GIVEN INSTRUCTION ▸ Pictures do not belong in the output. Reproduce exactly the lines from the start of the records through the line with "at (68, 475)".

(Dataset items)
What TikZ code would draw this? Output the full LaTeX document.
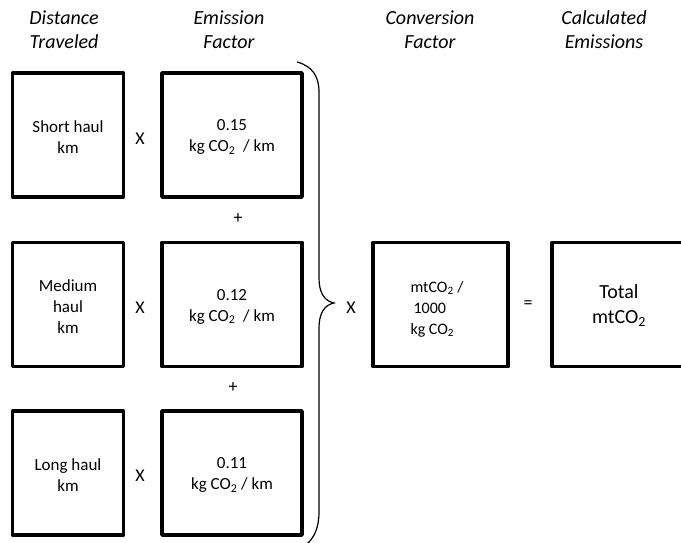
\documentclass[tikz,border=0pt]{standalone}
\usepackage{fontspec}
\setmainfont{Carlito}
\begin{document}
\begin{tikzpicture}[x=1pt,y=-1pt,
                    box/.style={draw,line width=3.6pt,line join=round,inner sep=0pt,minimum height=124pt},
                    txt/.style={align=center,inner sep=0pt,font=\fontsize{17}{21}\selectfont},
                    head/.style={align=center,font=\fontsize{20}{24}\selectfont\itshape},
                    op/.style={font=\fontsize{18}{20}\selectfont}]
                    \useasboundingbox (0,0) rectangle (681,543);

                    \node[head] (hdist) at (64, 30) {Distance\\Traveled};
                    \node[head] (hef) at (229, 30) {Emission\\Factor};
                    \node[head] (hconv) at (430, 30) {Conversion\\Factor};
                    \node[head] (htot) at (604, 30) {Calculated\\Emissions};

                    \node[box, minimum width=111pt] (dist1) at (68, 135) {};
                    \node[box, minimum width=111pt] (dist2) at (68, 304.5) {};
                    \node[box, minimum width=111pt] (dist3) at (68, 473) {};
                    \node[txt] (dist1t) at (68, 137) {Short haul\\km};
                    \node[txt] (dist2t) at (68, 306.5) {Medium\\haul\\km};
                    \node[txt] (dist3t) at (68, 475) {Long haul\\km};

                    \node[box, minimum width=140pt] (ef1) at (232, 135) {};
                    \node[box, minimum width=140pt] (ef2) at (232, 304.5) {};
                    \node[box, minimum width=140pt] (ef3) at (232, 473) {};
                    \node[txt] (ef1t) at (232, 137) {0.15\\kg CO\textsubscript{2}\ \ / km};
                    \node[txt] (ef2t) at (232, 306.5) {0.12\\kg CO\textsubscript{2}\ \ / km};
                    \node[txt] (ef3t) at (232, 475) {0.11\\kg CO\textsubscript{2} / km};

                    \node[op] (x1) at (140, 139) {X};
                    \node[op] (x2) at (140, 308) {X};
                    \node[op] (x3) at (140, 476) {X};
                    \node[op] (p1) at (238, 219) {+};
                    \node[op] (p2) at (233, 388) {+};

                    \coordinate (B1) at (297, 62);
                    \coordinate (B2) at (319, 92);
                    \coordinate (B3) at (319, 278);
                    \coordinate (T) at (334, 303);
                    \coordinate (B4) at (319, 328);
                    \coordinate (B5) at (319, 512);
                    \coordinate (B6) at (306, 545);

                    \draw[line width=1.2pt] (B1) .. controls (312, 66) and (319, 76) .. (B2) -- (B3)
                        .. controls (319, 292) and (324, 301) .. (T)
                        .. controls (324, 305) and (319, 314) .. (B4) -- (B5)
                        .. controls (319, 528) and (314, 538) .. (B6);

                    \node[op] (x4) at (351, 308) {X};

                    \node[box, minimum width=135pt] (conv) at (440.5, 304.5) {};
                    \node[txt, font=\fontsize{16}{21}\selectfont, align=left] (convt) at (437, 309)
                        {mtCO\textsubscript{2} /\\\hspace*{3pt}1000\\kg CO\textsubscript{2}};
                    \node[op] (eq) at (528, 305) {=};
                    \node[box, minimum width=136pt] (total) at (620, 304.5) {};
                    \node[txt, font=\fontsize{20}{25}\selectfont] (totalt) at (619, 306) {Total\\mtCO\textsubscript{2}};
                \end{tikzpicture}
\end{document}
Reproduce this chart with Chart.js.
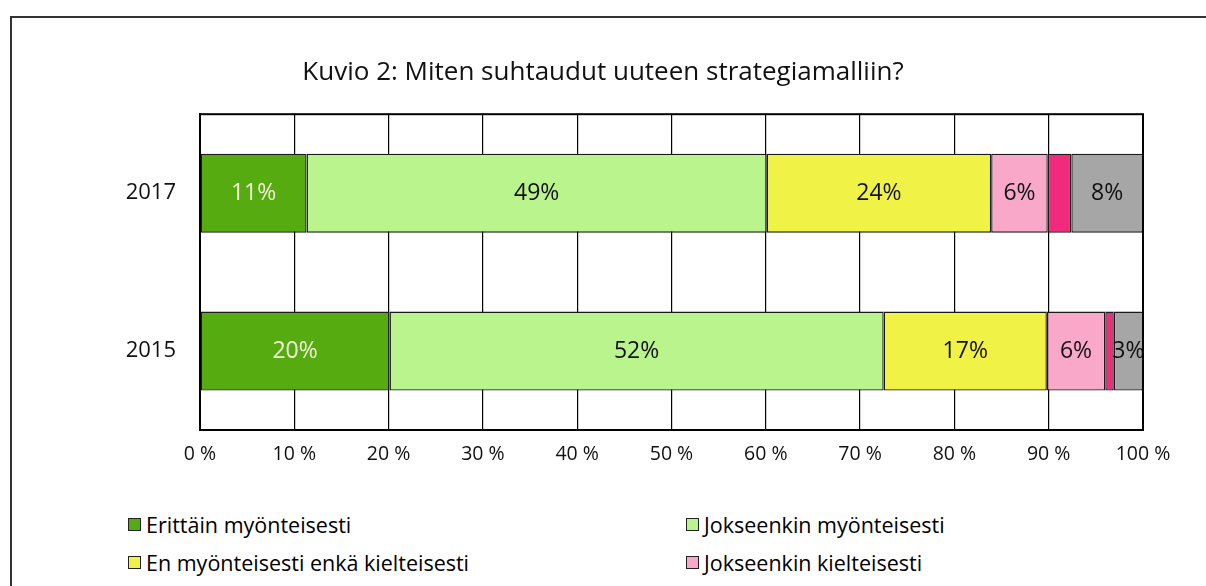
<!DOCTYPE html>
<html>
<head>
<meta charset="utf-8">
<script src="https://cdn.jsdelivr.net/npm/chart.js@4/dist/chart.umd.min.js"></script>
<style>
  html, body { margin: 0; padding: 0; background: #fff; overflow: hidden; }
  body { width: 1206px; height: 586px; position: relative; font-family: 'Open Sans', sans-serif; }
  #frame { position: absolute; left: 10px; top: 16px; width: 1196px; height: 570px; border-left: 2px solid #333; border-top: 2px solid #333; box-sizing: border-box; }
  #wrap { position: absolute; left: 0; top: 0; width: 1206px; height: 480px; }
  #legend { position: absolute; left: 128px; top: 510px; display: grid; grid-template-columns: 558px 500px; row-gap: 10px; }
  .item { display: flex; align-items: center; font-size: 21.5px; color: #000; height: 28px; white-space: nowrap; }
  .box { width: 11px; height: 11px; border: 1.5px solid #222; margin-right: 5px; }
</style>
</head>
<body>
<div id="frame"></div>
<div id="wrap"><canvas id="c"></canvas></div>
<div id="legend"></div>
<script>
// data
const years = ['2017', '2015'];
const seriesNames = ['Erittäin myönteisesti', 'Jokseenkin myönteisesti', 'En myönteisesti enkä kielteisesti',
                     'Jokseenkin kielteisesti', 'Erittäin kielteisesti', 'En osaa sanoa'];
const erittainMyont   = [11.3, 20.1];
const jokseenkinMyont = [48.8, 52.4];
const neutraali       = [23.8, 17.3];
const jokseenkinKielt = [6.0, 6.2];
const erittainKielt   = [2.5, 0.9];
const eos             = [7.6, 3.1];
const xTicks = [0, 10, 20, 30, 40, 50, 60, 70, 80, 90, 100];

const colors = ['#56ab10', '#b9f48c', '#f0f245', '#f9a8c9', '#f22a7c', '#a6a6a6'];
const labelColors = ['#f4f4dc', '#111', '#111', '#111', '#111', '#111'];
const values = [erittainMyont, jokseenkinMyont, neutraali, jokseenkinKielt, erittainKielt, eos];

const FONT = '"Open Sans", sans-serif';

// data labels in bar centres
const barLabels = {
  id: 'barLabels',
  afterDatasetsDraw(chart) {
    const ctx = chart.ctx;
    ctx.save();
    ctx.font = '23px ' + FONT;
    ctx.textAlign = 'center';
    ctx.textBaseline = 'middle';
    chart.data.datasets.forEach((ds, i) => {
      chart.getDatasetMeta(i).data.forEach((bar, j) => {
        const v = ds.data[j];
        if (v < 3) return;
        ctx.fillStyle = labelColors[i];
        ctx.fillText(Math.round(v) + '%', (bar.x + bar.base) / 2, bar.y);
      });
    });
    ctx.restore();
  }
};

// plot frame
const plotFrame = {
  id: 'plotFrame',
  afterDraw(chart) {
    const a = chart.chartArea, ctx = chart.ctx;
    ctx.save();
    ctx.strokeStyle = '#000';
    ctx.lineWidth = 2;
    ctx.strokeRect(a.left, a.top, a.right - a.left, a.bottom - a.top);
    ctx.restore();
  }
};

const chart = new Chart(document.getElementById('c'), {
  type: 'bar',
  data: {
    labels: years,
    datasets: seriesNames.map((name, i) => ({
      label: name,
      data: values[i],
      backgroundColor: colors[i],
      borderColor: '#1a1a1a',
      borderWidth: 1.4,
      borderSkipped: false,
      categoryPercentage: 1,
      barPercentage: 0.5
    }))
  },
  options: {
    indexAxis: 'y',
    responsive: true, maintainAspectRatio: false,
    animation: false,
    layout: { padding: { left: 63, right: 63, top: 0, bottom: 0 } },
    plugins: {
      legend: { display: false },
      tooltip: { enabled: false },
      title: {
        display: true,
        text: 'Kuvio 2: Miten suhtaudut uuteen strategiamalliin?',
        color: '#111',
        font: { family: FONT, size: 26, weight: 'normal' },
        padding: { top: 57, bottom: 26 }
      }
    },
    scales: {
      x: {
        stacked: true, min: 0, max: 100,
        afterBuildTicks: s => { s.ticks = xTicks.map(v => ({ value: v })); },
        afterFit: s => { s.height = 50; },
        grid: { color: '#000', lineWidth: 1.2, drawTicks: false },
        border: { color: '#000', width: 2 },
        ticks: { color: '#111', padding: 13, font: { family: FONT, size: 19.5 }, callback: v => v + ' %' }
      },
      y: {
        stacked: true,
        afterFit: s => { s.width = 137; },
        grid: { display: false, drawTicks: false },
        border: { color: '#000', width: 2 },
        ticks: { color: '#111', padding: 24, font: { family: FONT, size: 22 } }
      }
    }
  },
  plugins: [barLabels, plotFrame]
});

// legend in two columns, built from the datasets
const legendEl = document.getElementById('legend');
chart.data.datasets.forEach(ds => {
  const item = document.createElement('div');
  item.className = 'item';
  item.innerHTML = `<span class="box" style="background:${ds.backgroundColor}"></span>${ds.label}`;
  legendEl.appendChild(item);
});
</script>
</body>
</html>
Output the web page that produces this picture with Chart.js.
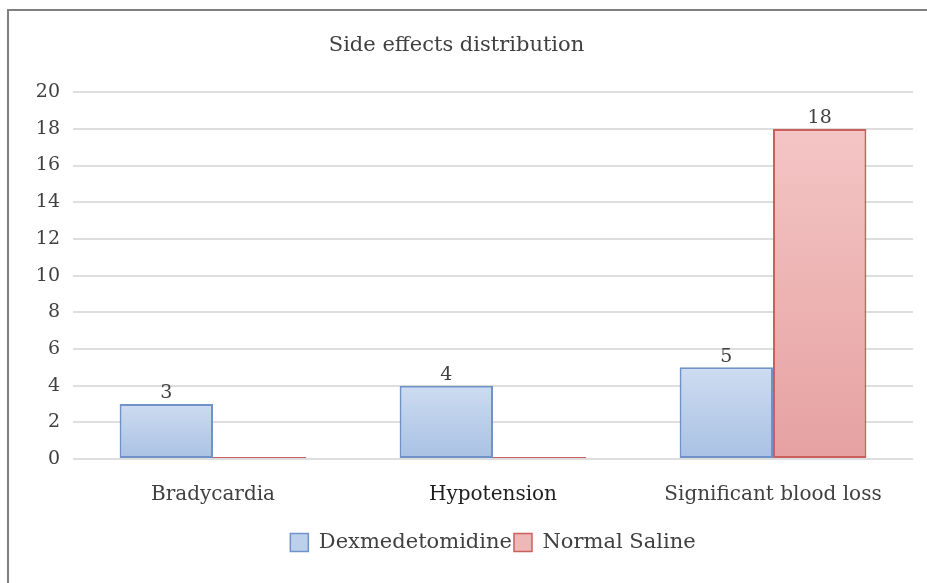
<!DOCTYPE html>
<html>
<head>
<meta charset="utf-8">
<script src="https://cdn.jsdelivr.net/npm/chart.js@4/dist/chart.umd.min.js"></script>
<style>
  html, body { margin: 0; padding: 0; background: #fff; }
  #wrap { position: relative; width: 927px; height: 583px; }
  #frame { position: absolute; left: 7px; top: 9px; right: 0; bottom: 0;
           border-top: 2px solid #808080; border-left: 2px solid #808080; pointer-events: none; }
  canvas { position: absolute; left: 0; top: 0; }
</style>
</head>
<body>
<div id="wrap">
  <canvas id="sideEffectsChart" width="927" height="583"></canvas>
  <div id="frame"></div>
</div>
<script>
const categories = ["Bradycardia", "Hypotension", "Significant blood loss"];
const dexValues = [3, 4, 5];
const salineValues = [0, 0, 18];
const yTicks = [0, 2, 4, 6, 8, 10, 12, 14, 16, 18, 20];

const FONT = "'DejaVu Serif', 'Liberation Serif', serif";
const TEXT = "#404040";

// vertical gradient per bar, light at top, darker at base
const barGradient = (top, bottom, solid) => (c) => {
  const chart = c.chart;
  if (!chart.chartArea || c.raw === undefined || c.type !== "data") return solid;
  const y = chart.scales.y;
  const y0 = y.getPixelForValue(c.raw);
  const y1 = y.getPixelForValue(0);
  if (y1 - y0 < 1) return solid;
  const g = chart.ctx.createLinearGradient(0, y0, 0, y1);
  g.addColorStop(0, top);
  g.addColorStop(1, bottom);
  return g;
};

const valueLabels = {
  id: "valueLabels",
  afterDatasetsDraw(chart) {
    const ctx = chart.ctx;
    ctx.save();
    ctx.font = "19px " + FONT;
    ctx.fillStyle = TEXT;
    ctx.textAlign = "center";
    ctx.textBaseline = "bottom";
    chart.data.datasets.forEach((ds, i) => {
      chart.getDatasetMeta(i).data.forEach((bar, j) => {
        const v = ds.data[j];
        if (!v) return;
        ctx.fillText(String(v), bar.x, bar.y - 1);
      });
    });
    ctx.restore();
  }
};

new Chart(document.getElementById("sideEffectsChart"), {
  type: "bar",
  data: {
    labels: categories,
    datasets: [
      {
        label: "Dexmedetomidine",
        data: dexValues,
        backgroundColor: barGradient("#cddcf0", "#a9c1e4", "#bcd0ec"),
        borderColor: "#6f93c9",
        borderWidth: 2,
        borderSkipped: false,
      },
      {
        label: "Normal Saline",
        data: salineValues,
        backgroundColor: barGradient("#f4c5c5", "#e6a1a1", "#efb8b8"),
        borderColor: "#c9605d",
        borderWidth: 2,
        borderSkipped: false,
        minBarLength: 2,
      },
    ],
  },
  options: {
    responsive: false,
    animation: false,
    layout: { padding: { left: 0, right: 14, top: 0, bottom: 20 } },
    datasets: { bar: { categoryPercentage: 0.667, barPercentage: 1 } },
    plugins: {
      title: {
        display: true,
        text: "Side effects distribution",
        color: TEXT,
        font: { family: FONT, size: 21, weight: "normal" },
        padding: { top: 33, bottom: 34 },
      },
      legend: {
        position: "bottom",
        fullSize: false,
        labels: {
          color: TEXT,
          font: { family: FONT, size: 21 },
          boxWidth: 18,
          boxHeight: 18,
          padding: 2,
          generateLabels(chart) {
            const fills = ["#bcd0ec", "#efb8b8"];
            return chart.data.datasets.map((ds, i) => ({
              text: ds.label,
              fillStyle: fills[i],
              strokeStyle: ds.borderColor,
              lineWidth: 1.5,
              fontColor: TEXT,
              hidden: false,
              datasetIndex: i,
            }));
          },
        },
      },
      tooltip: { enabled: false },
    },
    scales: {
      x: {
        grid: { display: false, drawTicks: false },
        border: { display: false },
        ticks: {
          color: (c) => (c.index === 1 ? "#1e1e1e" : TEXT),
          padding: 24,
          font: { family: FONT, size: 20 },
        },
        afterFit(scale) { scale.height = 71; },
      },
      y: {
        min: 0,
        max: 20,
        afterBuildTicks(scale) { scale.ticks = yTicks.map(v => ({ value: v })); },
        grid: { color: "#dedede", lineWidth: 2, drawTicks: false },
        border: { display: false },
        ticks: {
          color: TEXT,
          padding: 13,
          font: { family: FONT, size: 19 },
        },
        afterFit(scale) { scale.width = 73; },
      },
    },
  },
  plugins: [valueLabels],
});
</script>
</body>
</html>
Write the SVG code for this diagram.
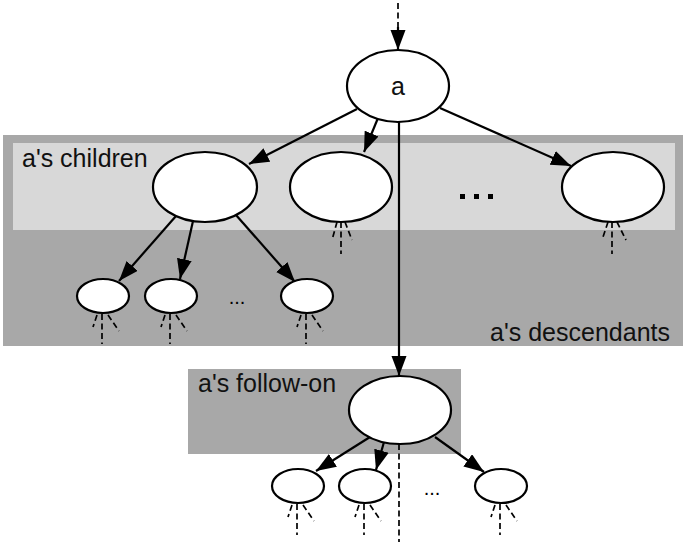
<svg xmlns="http://www.w3.org/2000/svg" width="685" height="542" viewBox="0 0 685 542">
<style>
.node{fill:#fff;stroke:#000;stroke-width:2.2}
.edge{stroke:#000;stroke-width:2.2;fill:none}
.dash{stroke:#000;stroke-width:1.7;fill:none;stroke-dasharray:6,3.5}
.lbl{font-family:"Liberation Sans",Arial,sans-serif;font-size:25px;fill:#111}
.dots{font-family:"Liberation Sans",Arial,sans-serif;font-size:20px;fill:#000}
</style>
<defs>
<marker id="ah" markerUnits="userSpaceOnUse" markerWidth="21" markerHeight="16" refX="20" refY="7.5" orient="auto">
<path d="M0,0 L20,7.5 L0,15 z" fill="#000"/>
</marker>
</defs>
<rect width="685" height="542" fill="#fff"/>
<g id="descendants-box">
<rect x="3" y="135" width="680" height="211" fill="#a8a8a8"/>
<text class="lbl" x="670" y="341" text-anchor="end">a's descendants</text>
</g>
<g id="children-box">
<rect x="13" y="143" width="662" height="87" fill="#d8d8d8"/>
<text class="lbl" x="22" y="167">a's children</text>
</g>
<g id="followon-box">
<rect x="188" y="369" width="273" height="85" fill="#a8a8a8"/>
<text class="lbl" x="198" y="392">a's follow-on</text>
</g>
<g id="connectors">
<line class="dash" x1="398" y1="3" x2="398" y2="30"/>
<line class="edge" x1="398" y1="27" x2="398" y2="50" marker-end="url(#ah)"/>
<line class="edge" x1="357" y1="109" x2="249" y2="164" marker-end="url(#ah)"/>
<line class="edge" x1="378" y1="118" x2="364" y2="152" marker-end="url(#ah)"/>
<line class="edge" x1="440" y1="108" x2="571" y2="166" marker-end="url(#ah)"/>
<line class="edge" x1="399" y1="122" x2="399" y2="376" marker-end="url(#ah)"/>
<line class="edge" x1="176" y1="216" x2="119" y2="281" marker-end="url(#ah)"/>
<line class="edge" x1="193" y1="221" x2="180" y2="279" marker-end="url(#ah)"/>
<line class="edge" x1="236" y1="215" x2="295" y2="282" marker-end="url(#ah)"/>
<line class="edge" x1="370" y1="437" x2="316" y2="471" marker-end="url(#ah)"/>
<line class="edge" x1="384" y1="442" x2="376" y2="470" marker-end="url(#ah)"/>
<line class="edge" x1="435" y1="437" x2="484" y2="472" marker-end="url(#ah)"/>
<line class="dash" x1="399" y1="444" x2="399" y2="542"/>
<g id="stubs-c2">
<line class="dash" x1="337" y1="222" x2="332" y2="240"/>
<line class="dash" x1="341" y1="222" x2="341" y2="254"/>
<line class="dash" x1="345" y1="222" x2="352" y2="240"/>
</g>
<g id="stubs-c3">
<line class="dash" x1="608" y1="222" x2="602" y2="240"/>
<line class="dash" x1="612" y1="222" x2="612" y2="254"/>
<line class="dash" x1="617" y1="222" x2="626" y2="240"/>
</g>
<g id="stubs-g1">
<line class="dash" x1="97" y1="315" x2="93" y2="327"/>
<line class="dash" x1="102" y1="314" x2="102" y2="344"/>
<line class="dash" x1="108" y1="315" x2="119" y2="331"/>
</g>
<g id="stubs-g2">
<line class="dash" x1="165" y1="315" x2="161" y2="327"/>
<line class="dash" x1="170" y1="314" x2="170" y2="344"/>
<line class="dash" x1="176" y1="315" x2="187" y2="331"/>
</g>
<g id="stubs-g3">
<line class="dash" x1="301" y1="315" x2="297" y2="327"/>
<line class="dash" x1="306" y1="314" x2="306" y2="344"/>
<line class="dash" x1="312" y1="315" x2="323" y2="331"/>
</g>
<g id="stubs-f1">
<line class="dash" x1="292" y1="505" x2="288" y2="517"/>
<line class="dash" x1="297" y1="504" x2="297" y2="535"/>
<line class="dash" x1="303" y1="505" x2="314" y2="521"/>
</g>
<g id="stubs-f2">
<line class="dash" x1="359" y1="505" x2="355" y2="517"/>
<line class="dash" x1="364" y1="504" x2="364" y2="535"/>
<line class="dash" x1="370" y1="505" x2="381" y2="521"/>
</g>
<g id="stubs-f3">
<line class="dash" x1="495" y1="505" x2="491" y2="517"/>
<line class="dash" x1="500" y1="504" x2="500" y2="535"/>
<line class="dash" x1="506" y1="505" x2="517" y2="521"/>
</g>
</g>
<g id="node-a">
<ellipse class="node" cx="398" cy="86" rx="51" ry="36"/>
<text x="398" y="95" text-anchor="middle" font-family="Liberation Sans, Arial, sans-serif" font-size="25" fill="#111">a</text>
</g>
<g id="child1"><ellipse class="node" cx="205" cy="187" rx="52" ry="35"/></g>
<g id="child2"><ellipse class="node" cx="341" cy="187" rx="51" ry="35"/></g>
<g id="child-dots">
<rect x="460" y="194" width="5" height="5" fill="#000"/>
<rect x="474" y="194" width="5" height="5" fill="#000"/>
<rect x="488" y="194" width="5" height="5" fill="#000"/>
</g>
<g id="child3"><ellipse class="node" cx="613" cy="187" rx="51" ry="35"/></g>
<g id="gc1"><ellipse class="node" cx="103" cy="296" rx="26" ry="17"/></g>
<g id="gc2"><ellipse class="node" cx="171" cy="296" rx="26" ry="17"/></g>
<g id="gc-dots"><text class="dots" x="237" y="304" text-anchor="middle">...</text></g>
<g id="gc3"><ellipse class="node" cx="307" cy="296" rx="26" ry="17"/></g>
<g id="followon"><ellipse class="node" cx="400" cy="410" rx="51" ry="34"/></g>
<g id="fc1"><ellipse class="node" cx="298" cy="486" rx="26" ry="17"/></g>
<g id="fc2"><ellipse class="node" cx="365" cy="486" rx="26" ry="17"/></g>
<g id="fc-dots"><text class="dots" x="432" y="495" text-anchor="middle">...</text></g>
<g id="fc3"><ellipse class="node" cx="501" cy="486" rx="26" ry="17"/></g>
</svg>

RESPONSE ▸
What TikZ code would draw this? Output the full LaTeX document.
\documentclass[tikz,border=0pt]{standalone}
\usepackage{fontspec}
\setmainfont{Carlito}
\begin{document}
\begin{tikzpicture}[x=1pt,y=-1pt,
                    box/.style={draw,line width=3.6pt,line join=round,inner sep=0pt,minimum height=124pt},
                    txt/.style={align=center,inner sep=0pt,font=\fontsize{17}{21}\selectfont},
                    head/.style={align=center,font=\fontsize{20}{24}\selectfont\itshape},
                    op/.style={font=\fontsize{18}{20}\selectfont}]
                    \useasboundingbox (0,0) rectangle (681,543);

                    \node[head] (hdist) at (64, 30) {Distance\\Traveled};
                    \node[head] (hef) at (229, 30) {Emission\\Factor};
                    \node[head] (hconv) at (430, 30) {Conversion\\Factor};
                    \node[head] (htot) at (604, 30) {Calculated\\Emissions};

                    \node[box, minimum width=111pt] (dist1) at (68, 135) {};
                    \node[box, minimum width=111pt] (dist2) at (68, 304.5) {};
                    \node[box, minimum width=111pt] (dist3) at (68, 473) {};
                    \node[txt] (dist1t) at (68, 137) {Short haul\\km};
                    \node[txt] (dist2t) at (68, 306.5) {Medium\\haul\\km};
                    \node[txt] (dist3t) at (68, 475) {Long haul\\km};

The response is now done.